A Cmp has a performable body and a sequence of clauses. Each clause is either a binding or a filer. A Cmp is desugared as follows:

@Operation desugar()
    @Case self of
(1)   Cmp(body,Seq{}) do
        [| Seq{<body>} |]
      end
(2)   Cmp(body,Seq{Bind(n,v)}) do
        [| <v> ->asSeq ->collect(<n> | <body>) |]
      end
(3)   Cmp(body,Seq{Bind(n,v)|clauses}) do
        [| <Cmp(Cmp(body,clauses),Seq{Bind(n,v)})>.flatten() |]
      end
(4)   Cmp(body,Seq{Filter(e)|clauses}) do
        [| if <e> then <Cmp(body,clauses)> else Seq{} end |]
      end
    end
  end

The translation of a Cmp expression into basic XOCL is defined by case analysis. Case (1) occurs when there are no clauses. In this case the body is transformed into a single element sequence. Case (2) occurs when there is a single binding. In this case the value of the binding produces a collection and the body is performed for each element of the collection producing a sequence.

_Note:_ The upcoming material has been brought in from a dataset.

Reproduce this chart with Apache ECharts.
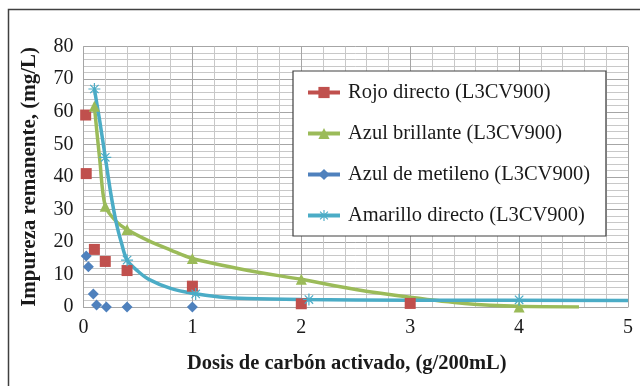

Case (3) occurs when there is a binding and some clauses. In this case the following equivalence is used:

@Cmp b where                            @Cmp 
  x <- S,         is equivalent to         @Cmp b where Cs end
  Cs                                    where
end                                       x <- S
                                        end->flatten

Case (4) tests the expression e. If the result is true then the Cmp expression proceeds otherwise it produces no elements. This has the effect of filtering out the current variables that have been bound so far.

Finally, the Cmp expression has a grammar that synthesizes an instance of Cmp that, since it is an instance of Sugar, calls desugar automatically:

@Grammar extends OCL::OCL.grammar
  Cmp ::= body = Exp cs = Clauses 'end' { Cmp(body,cs) }.
  Clauses ::= Where | { Seq{} }.
  Clause ::= Bind | Filter.
  Bind ::= n = Name '<-' e = Exp { Bind(n,e) }.
  Filter ::= '?' e = Exp { Filter(e) }.
  Where ::= 'where' c = Clause cs = (',' Clause)* { Seq{c|cs} }
end

Transforming Comprehensions

The previous section has shown how a comprehension expression can be transformed into an XOCL expression, thereby enriching XOCL with a new language construct. Comprehensions have often been proposed as a construct suitable for performing database queries since they abstract away from the details of how the queries are performed and how the result sets are built up.

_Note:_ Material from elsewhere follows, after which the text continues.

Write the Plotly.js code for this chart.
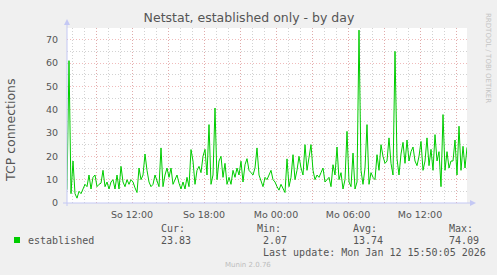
<!DOCTYPE html>
<html>
<head>
<meta charset="utf-8">
<script src="https://cdn.plot.ly/plotly-3.0.1.min.js"></script>
<style>html,body{margin:0;padding:0;background:#f0f0f0;}#chart{width:497px;height:275px;}</style>
</head>
<body>
<div id="chart"></div>
<script>
// ---- data (TCP established connections, 10-minute samples) ----
var seriesName = "established";
var startTime = "2026-01-11T06:35:00";   // left edge of graph
var stepMinutes = 10;

var connSunMorning = [5.7, 61, 4, 18, 4, 2.07, 5, 4, 6, 8, 7, 12, 6, 11, 12, 7, 8, 8.5, 14, 7, 9, 6, 9, 10, 6, 12, 6, 15.7, 9, 7, 10, 8, 10, 9];
var connSunAfternoon = [6.5, 4.5, 15, 10, 12, 21, 14, 9, 7, 8, 12, 9, 7, 23.6, 7, 12, 15, 11, 15, 8, 10, 12, 8.5, 6, 9, 6, 11, 7, 22.9, 18, 8, 14, 15.7, 13];
var connSunEvening = [20, 23, 12, 33.6, 8, 12, 40.7, 10, 18, 20, 11, 17, 8, 11, 8, 14, 11, 15, 12, 17.9, 9, 16.4, 19, 14, 13, 12, 15, 23.6, 12, 9, 7, 11, 10, 12];
var connMonNight = [14, 10, 9, 7, 5.5, 8, 6, 4.5, 18.9, 7, 11, 20.7, 10, 14, 20, 15, 12, 25, 14, 20, 25, 14, 10, 12, 11, 13, 15, 9, 10, 11, 7, 16.4, 12, 24];
var connMonMorning = [10, 13, 6, 10, 30.7, 9, 7, 21.4, 6, 9, 74.09, 14, 8, 15, 33.6, 8, 13, 11, 10, 20.7, 14, 25, 20, 17, 18, 27.9, 17, 12, 65, 19, 12, 21, 26, 17];
var connMonAfternoon = [27, 18, 22, 24, 18, 16, 20, 26.4, 14, 18, 27.9, 16, 23, 14, 29.3, 18, 22, 7, 37.9, 14, 22, 15, 18, 18, 27, 12, 32.9, 14, 24.3, 15, 23.83];

var tickVals = ["2026-01-11 09:00", "2026-01-11 12:00", "2026-01-11 15:00", "2026-01-11 18:00", "2026-01-11 21:00",
                "2026-01-12 00:00", "2026-01-12 03:00", "2026-01-12 06:00", "2026-01-12 09:00", "2026-01-12 12:00", "2026-01-12 15:00"];
var tickText = ["", "So 12:00", "", "So 18:00", "", "Mo 00:00", "", "Mo 06:00", "", "Mo 12:00", ""];
var xRange = ["2026-01-11 06:35", "2026-01-12 15:55"];
var yRange = [0, 75];

var statLabels = ["Cur:", "Min:", "Avg:", "Max:"];
var statValues = ["23.83", "2.07", "13.74", "74.09"];
var lastUpdate = "Last update: Mon Jan 12 15:50:05 2026";

// ---- build ----
var values = [].concat(connSunMorning, connSunAfternoon, connSunEvening, connMonNight, connMonMorning, connMonAfternoon);
function pad(n){return (n<10?"0":"")+n;}
var t0 = Date.UTC(2026,0,11,6,35,0);
var times = values.map(function(v,i){
  var d = new Date(t0 + i*stepMinutes*60000);
  return d.getUTCFullYear()+"-"+pad(d.getUTCMonth()+1)+"-"+pad(d.getUTCDate())+" "+pad(d.getUTCHours())+":"+pad(d.getUTCMinutes());
});

var W=400, H=175, L=67, T=28;
function px(x){return (x-L)/W;}
function py(y){return (T+H-y)/H;}

var majorGrid = "rgba(232,150,150,0.65)";
var minorGrid = "#d2d2d2";
var axisCol = "#c4c8f4";
var sans = "DejaVu Sans";
var mono = "DejaVu Sans Mono";
var txt = "#555555";

var trace = {
  x: times, y: values, type: "scatter", mode: "lines", name: seriesName,
  line: {color: "#00cc00", width: 1}, hoverinfo: "skip"
};

var statX = [159, 255, 351, 447];
var statValX = [159, 261, 351, 447];
var annotations = [
  {text: "TCP connections", textangle: -90, xref: "paper", yref: "paper", x: px(10), y: py(130),
   showarrow: false, xanchor: "center", yanchor: "middle", font: {family: sans, size: 12.5, color: txt}},
  {text: seriesName, xref: "paper", yref: "paper", x: px(26), y: py(240), showarrow: false,
   xanchor: "left", yanchor: "middle", font: {family: mono, size: 10, color: txt}},
  {text: lastUpdate, xref: "paper", yref: "paper", x: px(261), y: py(252), showarrow: false,
   xanchor: "left", yanchor: "middle", font: {family: mono, size: 10, color: txt}},
  {text: "Munin 2.0.76", xref: "paper", yref: "paper", x: px(248), y: py(265), showarrow: false,
   xanchor: "center", yanchor: "middle", font: {family: sans, size: 7, color: "#bdbdbd"}},
  {text: "RRDTOOL / TOBI OETIKER", textangle: 90, xref: "paper", yref: "paper", x: px(488), y: py(58), showarrow: false,
   xanchor: "center", yanchor: "middle", font: {family: sans, size: 7, color: "#c4c4c4"}}
];
statLabels.forEach(function(s,i){
  annotations.push({text: s, xref: "paper", yref: "paper", x: px(statX[i]), y: py(228), showarrow: false,
    xanchor: "left", yanchor: "middle", font: {family: mono, size: 10, color: txt}});
  annotations.push({text: statValues[i], xref: "paper", yref: "paper", x: px(statValX[i]), y: py(240), showarrow: false,
    xanchor: "left", yanchor: "middle", font: {family: mono, size: 10, color: txt}});
});

var shapes = [
  {type: "line", xref: "paper", yref: "paper", x0: 0, x1: 0, y0: py(206), y1: py(24), line: {color: axisCol, width: 1}},
  {type: "line", xref: "paper", yref: "paper", x0: px(63), x1: px(471), y0: 0, y1: 0, line: {color: axisCol, width: 1}},
  {type: "path", xref: "paper", yref: "paper", fillcolor: axisCol, line: {width: 0},
   path: "M "+px(64)+" "+py(25)+" L "+px(70)+" "+py(25)+" L "+px(67)+" "+py(19)+" Z"},
  {type: "path", xref: "paper", yref: "paper", fillcolor: axisCol, line: {width: 0},
   path: "M "+px(470)+" "+py(200)+" L "+px(470)+" "+py(206)+" L "+px(476)+" "+py(203)+" Z"},
  {type: "rect", xref: "paper", yref: "paper", x0: px(14), x1: px(20), y0: py(243), y1: py(237),
   fillcolor: "#00cc00", line: {width: 0}}
];

var layout = {
  width: 497, height: 275,
  margin: {l: 67, r: 30, t: 28, b: 72, pad: 0},
  paper_bgcolor: "#f0f0f0", plot_bgcolor: "#ffffff",
  showlegend: false,
  title: {text: "Netstat, established only - by day", font: {family: sans, size: 12.5, color: txt},
          x: 0.501, xref: "container", xanchor: "center", y: 1-18/275, yref: "container", yanchor: "middle"},
  xaxis: {
    type: "date", range: xRange, tickmode: "array", tickvals: tickVals, ticktext: tickText,
    showgrid: true, gridcolor: majorGrid, griddash: "1px,2px", gridwidth: 1,
    zeroline: false, showline: false, ticks: "outside", ticklen: 3, tickcolor: "rgba(0,0,0,0)",
    tickfont: {family: sans, size: 9.5, color: txt}, fixedrange: true,
    minor: {dtick: 3600000, tick0: "2026-01-11 00:00", showgrid: true, gridcolor: minorGrid, griddash: "1px,2px", gridwidth: 1, ticks: ""}
  },
  yaxis: {
    range: yRange, tickmode: "linear", tick0: 0, dtick: 10,
    showgrid: true, gridcolor: majorGrid, griddash: "1px,2px", gridwidth: 1,
    zeroline: false, showline: false, ticks: "outside", ticklen: 6, tickcolor: "rgba(0,0,0,0)",
    tickfont: {family: sans, size: 9.5, color: txt}, fixedrange: true,
    minor: {dtick: 5, tick0: 0, showgrid: true, gridcolor: minorGrid, griddash: "1px,2px", gridwidth: 1, ticks: ""}
  },
  shapes: shapes,
  annotations: annotations
};

Plotly.newPlot("chart", [trace], layout, {staticPlot: true, displayModeBar: false});
</script>
</body>
</html>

A comprehension can be viewed as a query over a database if the tables are viewed as sets of records. In this way the queries are performed by selecting records, filtering them with predicates and joining them back together. However, whilst this is an attractive way to construct database queries, it does not solve the problems of how the queries are performed and how the comprehensions can be embedded into a standard programming language.

This section sketches out how comprehensions can be viewed as database queries by showing how to desugar a comprehension into a standard imperative language that provides a database interface. The translation is deliberately simple; once it has been described the conclusion outlines how the translation can be made more realistic.

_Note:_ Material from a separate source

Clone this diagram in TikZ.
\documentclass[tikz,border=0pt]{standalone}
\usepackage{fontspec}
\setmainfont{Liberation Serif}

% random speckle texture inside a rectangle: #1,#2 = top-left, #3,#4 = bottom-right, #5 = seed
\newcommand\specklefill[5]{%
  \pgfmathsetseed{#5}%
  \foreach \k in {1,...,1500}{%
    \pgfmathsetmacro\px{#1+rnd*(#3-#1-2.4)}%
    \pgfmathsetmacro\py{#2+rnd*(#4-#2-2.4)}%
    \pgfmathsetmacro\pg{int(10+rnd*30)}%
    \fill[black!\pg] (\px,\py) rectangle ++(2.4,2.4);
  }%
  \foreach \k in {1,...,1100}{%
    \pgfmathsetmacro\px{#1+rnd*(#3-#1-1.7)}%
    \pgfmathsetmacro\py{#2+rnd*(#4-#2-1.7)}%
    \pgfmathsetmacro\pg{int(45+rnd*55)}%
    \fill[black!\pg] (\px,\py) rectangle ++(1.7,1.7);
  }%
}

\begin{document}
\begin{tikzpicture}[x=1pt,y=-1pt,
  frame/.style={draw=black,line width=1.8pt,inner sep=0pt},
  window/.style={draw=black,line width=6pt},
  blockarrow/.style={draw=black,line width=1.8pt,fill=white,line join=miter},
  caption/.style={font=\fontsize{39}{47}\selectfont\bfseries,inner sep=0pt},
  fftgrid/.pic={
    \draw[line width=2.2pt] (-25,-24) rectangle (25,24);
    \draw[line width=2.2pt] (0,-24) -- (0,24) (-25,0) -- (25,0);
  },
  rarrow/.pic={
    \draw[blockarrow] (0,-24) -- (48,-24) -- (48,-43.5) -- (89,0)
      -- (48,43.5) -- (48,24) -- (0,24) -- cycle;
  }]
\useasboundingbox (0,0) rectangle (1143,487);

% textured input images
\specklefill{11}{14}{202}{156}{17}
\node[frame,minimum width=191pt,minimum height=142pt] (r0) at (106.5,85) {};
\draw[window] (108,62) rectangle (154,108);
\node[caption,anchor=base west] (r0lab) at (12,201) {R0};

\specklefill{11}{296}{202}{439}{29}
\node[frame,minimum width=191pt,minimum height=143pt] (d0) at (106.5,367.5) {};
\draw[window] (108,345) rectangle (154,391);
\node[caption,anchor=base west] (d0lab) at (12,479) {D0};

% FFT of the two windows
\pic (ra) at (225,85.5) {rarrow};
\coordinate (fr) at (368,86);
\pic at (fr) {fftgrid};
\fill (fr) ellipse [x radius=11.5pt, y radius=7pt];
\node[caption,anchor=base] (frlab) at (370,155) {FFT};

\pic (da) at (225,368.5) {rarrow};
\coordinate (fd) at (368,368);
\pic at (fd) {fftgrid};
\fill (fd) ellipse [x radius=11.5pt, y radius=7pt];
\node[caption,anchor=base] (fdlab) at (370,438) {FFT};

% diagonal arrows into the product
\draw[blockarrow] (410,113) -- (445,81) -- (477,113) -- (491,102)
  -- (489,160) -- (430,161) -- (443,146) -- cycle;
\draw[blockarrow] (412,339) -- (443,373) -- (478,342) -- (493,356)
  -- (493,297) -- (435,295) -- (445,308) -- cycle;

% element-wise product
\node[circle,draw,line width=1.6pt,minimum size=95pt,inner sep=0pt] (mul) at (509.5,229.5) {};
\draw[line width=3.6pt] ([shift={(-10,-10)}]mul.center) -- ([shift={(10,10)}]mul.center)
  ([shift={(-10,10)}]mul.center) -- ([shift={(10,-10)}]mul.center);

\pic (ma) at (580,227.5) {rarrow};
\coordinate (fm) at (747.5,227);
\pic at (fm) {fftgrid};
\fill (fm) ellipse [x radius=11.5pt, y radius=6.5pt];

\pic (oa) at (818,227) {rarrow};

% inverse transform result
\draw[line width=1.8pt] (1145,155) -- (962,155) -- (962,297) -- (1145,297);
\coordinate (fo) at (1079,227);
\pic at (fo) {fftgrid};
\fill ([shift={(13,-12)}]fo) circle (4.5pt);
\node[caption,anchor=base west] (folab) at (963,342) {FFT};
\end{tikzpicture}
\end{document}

Instead of the Cmp::desugar operation defined in the previous section, a new operation is defined. The operation is called toSQL and takes two arguments: the an expression to be transformed into an imperative program and a variable. At run-time, the variable will be bound to a set of values; after performing the comprehension program, the set will contain the result.

The toSQL operation proceeds by case analysis on the expression, each case is addressed in turn. The first case deals with the aituation where there are no qualifiers:

@Operation toSQL(cmp,var)
  @Case cmp of
    Cmp(body,Seq{}) do
     [| let S = Set{}
        in <toSQL(body,[| S |])>;
           <var> := <var> ->including(S)
        end |]
    end

The resulting program code creates a new set S and then uses this as the container for the body of the comprehension. The resulting set S is added to the supplied set (value of var). The next case deals with a single filter:

Cmp(body,Seq{Filter(p)}) do
      [| if <p> 
         then <self.toSQL(Cmp(body,Seq{}),var)>
         else <var> := <var> ->including(Set{}) 
         end |]
    end

If the predicate expression p is true then the body of the comprehension is performed with the supplied var as the target set. Otherwise the empty set is added to the target var. The next case deals with the situation where there are multiple qualifiers:

 Cmp(body,Seq{q|qs}) do
      [| <self.toSQL(Cmp(Cmp(body,qs),Seq{q}),var)>;
         <var> := <var> ->flatten;
         <var>
      |]
    end

The same transformation as before is applied to the comprehension whereby the multiple qualifiers are reduces by nesting the comprehension. In this case the transformation on the nested comprehension will produce an impreative program that updates the supplied set. Therefore, after the supplied set is updated it is flattened before returning it. Finally, the case where variables are bound is dealt with as follows:

Cmp(body,Seq{Bind(name,OCL::Var(tableName))}) do
      [| let S = DB.SQL("SELECT * FROM " + <tableName.lift()>);
             P = Set{}
         in @For <name> in S do
              <self.toSQL(body,[| P |])>
            end;
            <var> := <var> ->including(P)
         end |]
    end
  end

Here it is assumed that all bindings select their elements from named database tables. In this case the result set S is constructed by calling a builtin procedure DB.SQL that takes an SQL query as a string. A for-loop is used to iterate through the result set and the body of the loop is generated by translating the body of the comprehension. Notice that the set supplied to the body translation is P - the new set created as part of the binding. The final action is to add the set P to the supplied set var.